──────── Data segment ────────
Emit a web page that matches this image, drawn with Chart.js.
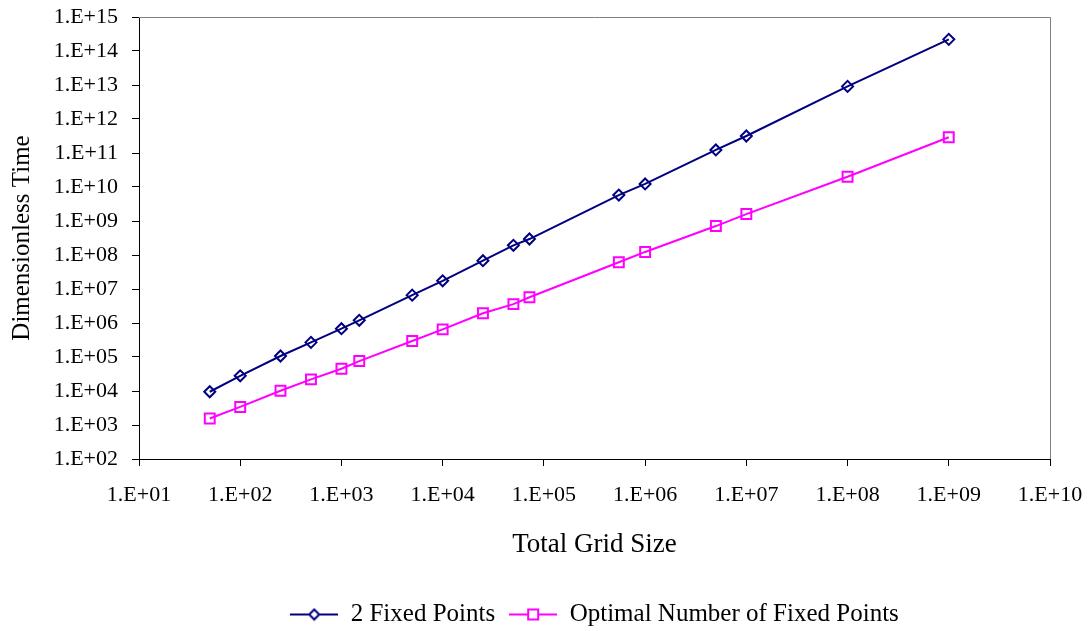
<!DOCTYPE html>
<html>
<head>
<meta charset="utf-8">
<script src="https://cdn.jsdelivr.net/npm/chart.js@4.4.1/dist/chart.umd.min.js"></script>
<style>
  html, body { margin: 0; padding: 0; background: #fff; }
</style>
</head>
<body>
<canvas id="chart" width="1092" height="631"></canvas>
<script>
var gridSizes = [50, 100, 250, 500, 1000, 1500, 5000, 10000, 25000, 50000, 72000, 550000, 1e6, 5e6, 1e7, 1e8, 1e9];
var timeTwoFixed = [9.5e3, 2.8e4, 1.07e5, 2.7e5, 6.8e5, 1.2e6, 6.6e6, 1.74e7, 6.8e7, 1.93e8, 2.95e8, 5.8e9, 1.23e10, 1.23e11, 3.16e11, 9.1e12, 2.2e14];
var timeOptimal = [1.55e3, 3.4e3, 1.02e4, 2.2e4, 4.5e4, 7.6e4, 2.96e5, 6.5e5, 1.93e6, 3.6e6, 5.7e6, 6.1e7, 1.23e8, 7.1e8, 1.6e9, 2.0e10, 2.9e11];
var xTickExps = [1, 2, 3, 4, 5, 6, 7, 8, 9, 10];
var yTickExps = [2, 3, 4, 5, 6, 7, 8, 9, 10, 11, 12, 13, 14, 15];
var seriesNames = ['2 Fixed Points', 'Optimal Number of Fixed Points'];

(function() {
    var FONT = '"Liberation Serif", "Times New Roman", serif';
    var NAVY = '#000080';
    var MAGENTA = '#FF00FF';

    function toPoints(xs, ys) {
        return xs.map(function(x, i) { return { x: x, y: ys[i] }; });
    }

    function expLabel(v) {
        var e = Math.round(Math.log10(v));
        return '1.E+' + (e < 10 ? '0' + e : e);
    }

    // little line + marker picture for the legend, like the spreadsheet one
    function legendSwatch(color, shape) {
        var c = document.createElement('canvas');
        c.width = 48;
        c.height = 14;
        var ctx = c.getContext('2d');
        ctx.strokeStyle = color;
        ctx.lineWidth = 2;
        ctx.beginPath();
        ctx.moveTo(0, 7);
        ctx.lineTo(48, 7);
        ctx.stroke();
        ctx.fillStyle = '#fff';
        ctx.beginPath();
        if (shape === 'diamond') {
            ctx.moveTo(24, 2); ctx.lineTo(29, 7); ctx.lineTo(24, 12); ctx.lineTo(19, 7); ctx.closePath();
        } else {
            ctx.rect(19, 2, 10, 10);
        }
        ctx.fill();
        ctx.stroke();
        return c;
    }

    var swatches = [legendSwatch(NAVY, 'diamond'), legendSwatch(MAGENTA, 'square')];

    var plotFrame = {
        id: 'plotFrame',
        afterLayout: function(chart) {
            var l = chart.legend, a = chart.chartArea;
            var shift = (a.left + a.right) / 2 - (l.left + l.right) / 2;
            l.left += shift;
            l.right += shift;
            l.top += 6;
            l.bottom += 6;
        },
        beforeDatasetsDraw: function(chart) {
            var a = chart.chartArea, ctx = chart.ctx;
            ctx.save();
            ctx.strokeStyle = '#808080';
            ctx.lineWidth = 1;
            ctx.beginPath();
            ctx.moveTo(a.left, a.top + 0.5);
            ctx.lineTo(a.right + 0.5, a.top + 0.5);
            ctx.lineTo(a.right + 0.5, a.bottom);
            ctx.stroke();
            ctx.restore();
        }
    };

    new Chart(document.getElementById('chart').getContext('2d'), {
        type: 'scatter',
        data: {
            datasets: [{
                label: seriesNames[0],
                data: toPoints(gridSizes, timeTwoFixed),
                showLine: true,
                borderColor: NAVY,
                borderWidth: 2,
                pointStyle: 'rectRot',
                pointRadius: 5.5,
                pointBorderWidth: 2,
                pointBorderColor: NAVY,
                pointBackgroundColor: 'rgba(0,0,0,0)'
            }, {
                label: seriesNames[1],
                data: toPoints(gridSizes, timeOptimal),
                showLine: true,
                borderColor: MAGENTA,
                borderWidth: 2,
                pointStyle: 'rect',
                pointRadius: 7,
                pointBorderWidth: 2,
                pointBorderColor: MAGENTA,
                pointBackgroundColor: 'rgba(0,0,0,0)'
            }]
        },
        options: {
            responsive: false,
            animation: false,
            layout: { padding: { left: 0, right: 42, top: 17, bottom: 0 } },
            plugins: {
                tooltip: { enabled: false },
                legend: {
                    position: 'bottom',
                    labels: {
                        usePointStyle: true,
                        pointStyleWidth: 48,
                        padding: 14,
                        color: '#000',
                        font: { family: FONT, size: 25 },
                        generateLabels: function(chart) {
                            return chart.data.datasets.map(function(ds, i) {
                                return {
                                    text: ds.label,
                                    pointStyle: swatches[i],
                                    fillStyle: 'transparent',
                                    strokeStyle: 'transparent',
                                    lineWidth: 0,
                                    fontColor: '#000',
                                    datasetIndex: i
                                };
                            });
                        }
                    }
                }
            },
            scales: {
                x: {
                    type: 'logarithmic',
                    min: 1e1,
                    max: 1e10,
                    afterBuildTicks: function(s) {
                        s.ticks = xTickExps.map(function(e) { return { value: Math.pow(10, e) }; });
                    },
                    afterFit: function(s) {
                        s.height = 123;
                        s.paddingLeft = 0;
                        s.paddingRight = 0;
                    },
                    ticks: {
                        callback: expLabel,
                        color: '#000',
                        padding: 16,
                        maxRotation: 0,
                        autoSkip: false,
                        font: { family: FONT, size: 22 }
                    },
                    grid: { drawOnChartArea: false, drawTicks: true, tickLength: 7, color: '#000' },
                    border: { color: '#000', width: 1 },
                    title: {
                        display: true,
                        text: 'Total Grid Size',
                        color: '#000',
                        font: { family: FONT, size: 27 },
                        padding: { top: 0, bottom: 21 }
                    }
                },
                y: {
                    type: 'logarithmic',
                    min: 1e2,
                    max: 1e15,
                    afterBuildTicks: function(s) {
                        s.ticks = yTickExps.map(function(e) { return { value: Math.pow(10, e) }; });
                    },
                    afterFit: function(s) {
                        s.width = 139;
                        s.paddingTop = 0;
                        s.paddingBottom = 0;
                    },
                    ticks: {
                        callback: expLabel,
                        color: '#000',
                        padding: 14,
                        autoSkip: false,
                        font: { family: FONT, size: 22 }
                    },
                    grid: { drawOnChartArea: false, drawTicks: true, tickLength: 7, color: '#000' },
                    border: { color: '#000', width: 1 },
                    title: {
                        display: true,
                        text: 'Dimensionless Time',
                        color: '#000',
                        font: { family: FONT, size: 25 },
                        padding: { top: 7, bottom: 0 }
                    }
                }
            }
        },
        plugins: [plotFrame]
    });
})();
</script>
</body>
</html>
────────
[Task] Quote all the lines above exactly as given. Do not include the pictures.

[Full answer]
Emit a web page that matches this image, drawn with Chart.js.
<!DOCTYPE html>
<html>
<head>
<meta charset="utf-8">
<script src="https://cdn.jsdelivr.net/npm/chart.js@4.4.1/dist/chart.umd.min.js"></script>
<style>
  html, body { margin: 0; padding: 0; background: #fff; }
</style>
</head>
<body>
<canvas id="chart" width="1092" height="631"></canvas>
<script>
var gridSizes = [50, 100, 250, 500, 1000, 1500, 5000, 10000, 25000, 50000, 72000, 550000, 1e6, 5e6, 1e7, 1e8, 1e9];
var timeTwoFixed = [9.5e3, 2.8e4, 1.07e5, 2.7e5, 6.8e5, 1.2e6, 6.6e6, 1.74e7, 6.8e7, 1.93e8, 2.95e8, 5.8e9, 1.23e10, 1.23e11, 3.16e11, 9.1e12, 2.2e14];
var timeOptimal = [1.55e3, 3.4e3, 1.02e4, 2.2e4, 4.5e4, 7.6e4, 2.96e5, 6.5e5, 1.93e6, 3.6e6, 5.7e6, 6.1e7, 1.23e8, 7.1e8, 1.6e9, 2.0e10, 2.9e11];
var xTickExps = [1, 2, 3, 4, 5, 6, 7, 8, 9, 10];
var yTickExps = [2, 3, 4, 5, 6, 7, 8, 9, 10, 11, 12, 13, 14, 15];
var seriesNames = ['2 Fixed Points', 'Optimal Number of Fixed Points'];

(function() {
    var FONT = '"Liberation Serif", "Times New Roman", serif';
    var NAVY = '#000080';
    var MAGENTA = '#FF00FF';

    function toPoints(xs, ys) {
        return xs.map(function(x, i) { return { x: x, y: ys[i] }; });
    }

    function expLabel(v) {
        var e = Math.round(Math.log10(v));
        return '1.E+' + (e < 10 ? '0' + e : e);
    }

    // little line + marker picture for the legend, like the spreadsheet one
    function legendSwatch(color, shape) {
        var c = document.createElement('canvas');
        c.width = 48;
        c.height = 14;
        var ctx = c.getContext('2d');
        ctx.strokeStyle = color;
        ctx.lineWidth = 2;
        ctx.beginPath();
        ctx.moveTo(0, 7);
        ctx.lineTo(48, 7);
        ctx.stroke();
        ctx.fillStyle = '#fff';
        ctx.beginPath();
        if (shape === 'diamond') {
            ctx.moveTo(24, 2); ctx.lineTo(29, 7); ctx.lineTo(24, 12); ctx.lineTo(19, 7); ctx.closePath();
        } else {
            ctx.rect(19, 2, 10, 10);
        }
        ctx.fill();
        ctx.stroke();
        return c;
    }

    var swatches = [legendSwatch(NAVY, 'diamond'), legendSwatch(MAGENTA, 'square')];

    var plotFrame = {
        id: 'plotFrame',
        afterLayout: function(chart) {
            var l = chart.legend, a = chart.chartArea;
            var shift = (a.left + a.right) / 2 - (l.left + l.right) / 2;
            l.left += shift;
            l.right += shift;
            l.top += 6;
            l.bottom += 6;
        },
        beforeDatasetsDraw: function(chart) {
            var a = chart.chartArea, ctx = chart.ctx;
            ctx.save();
            ctx.strokeStyle = '#808080';
            ctx.lineWidth = 1;
            ctx.beginPath();
            ctx.moveTo(a.left, a.top + 0.5);
            ctx.lineTo(a.right + 0.5, a.top + 0.5);
            ctx.lineTo(a.right + 0.5, a.bottom);
            ctx.stroke();
            ctx.restore();
        }
    };

    new Chart(document.getElementById('chart').getContext('2d'), {
        type: 'scatter',
        data: {
            datasets: [{
                label: seriesNames[0],
                data: toPoints(gridSizes, timeTwoFixed),
                showLine: true,
                borderColor: NAVY,
                borderWidth: 2,
                pointStyle: 'rectRot',
                pointRadius: 5.5,
                pointBorderWidth: 2,
                pointBorderColor: NAVY,
                pointBackgroundColor: 'rgba(0,0,0,0)'
            }, {
                label: seriesNames[1],
                data: toPoints(gridSizes, timeOptimal),
                showLine: true,
                borderColor: MAGENTA,
                borderWidth: 2,
                pointStyle: 'rect',
                pointRadius: 7,
                pointBorderWidth: 2,
                pointBorderColor: MAGENTA,
                pointBackgroundColor: 'rgba(0,0,0,0)'
            }]
        },
        options: {
            responsive: false,
            animation: false,
            layout: { padding: { left: 0, right: 42, top: 17, bottom: 0 } },
            plugins: {
                tooltip: { enabled: false },
                legend: {
                    position: 'bottom',
                    labels: {
                        usePointStyle: true,
                        pointStyleWidth: 48,
                        padding: 14,
                        color: '#000',
                        font: { family: FONT, size: 25 },
                        generateLabels: function(chart) {
                            return chart.data.datasets.map(function(ds, i) {
                                return {
                                    text: ds.label,
                                    pointStyle: swatches[i],
                                    fillStyle: 'transparent',
                                    strokeStyle: 'transparent',
                                    lineWidth: 0,
                                    fontColor: '#000',
                                    datasetIndex: i
                                };
                            });
                        }
                    }
                }
            },
            scales: {
                x: {
                    type: 'logarithmic',
                    min: 1e1,
                    max: 1e10,
                    afterBuildTicks: function(s) {
                        s.ticks = xTickExps.map(function(e) { return { value: Math.pow(10, e) }; });
                    },
                    afterFit: function(s) {
                        s.height = 123;
                        s.paddingLeft = 0;
                        s.paddingRight = 0;
                    },
                    ticks: {
                        callback: expLabel,
                        color: '#000',
                        padding: 16,
                        maxRotation: 0,
                        autoSkip: false,
                        font: { family: FONT, size: 22 }
                    },
                    grid: { drawOnChartArea: false, drawTicks: true, tickLength: 7, color: '#000' },
                    border: { color: '#000', width: 1 },
                    title: {
                        display: true,
                        text: 'Total Grid Size',
                        color: '#000',
                        font: { family: FONT, size: 27 },
                        padding: { top: 0, bottom: 21 }
                    }
                },
                y: {
                    type: 'logarithmic',
                    min: 1e2,
                    max: 1e15,
                    afterBuildTicks: function(s) {
                        s.ticks = yTickExps.map(function(e) { return { value: Math.pow(10, e) }; });
                    },
                    afterFit: function(s) {
                        s.width = 139;
                        s.paddingTop = 0;
                        s.paddingBottom = 0;
                    },
                    ticks: {
                        callback: expLabel,
                        color: '#000',
                        padding: 14,
                        autoSkip: false,
                        font: { family: FONT, size: 22 }
                    },
                    grid: { drawOnChartArea: false, drawTicks: true, tickLength: 7, color: '#000' },
                    border: { color: '#000', width: 1 },
                    title: {
                        display: true,
                        text: 'Dimensionless Time',
                        color: '#000',
                        font: { family: FONT, size: 25 },
                        padding: { top: 7, bottom: 0 }
                    }
                }
            }
        },
        plugins: [plotFrame]
    });
})();
</script>
</body>
</html>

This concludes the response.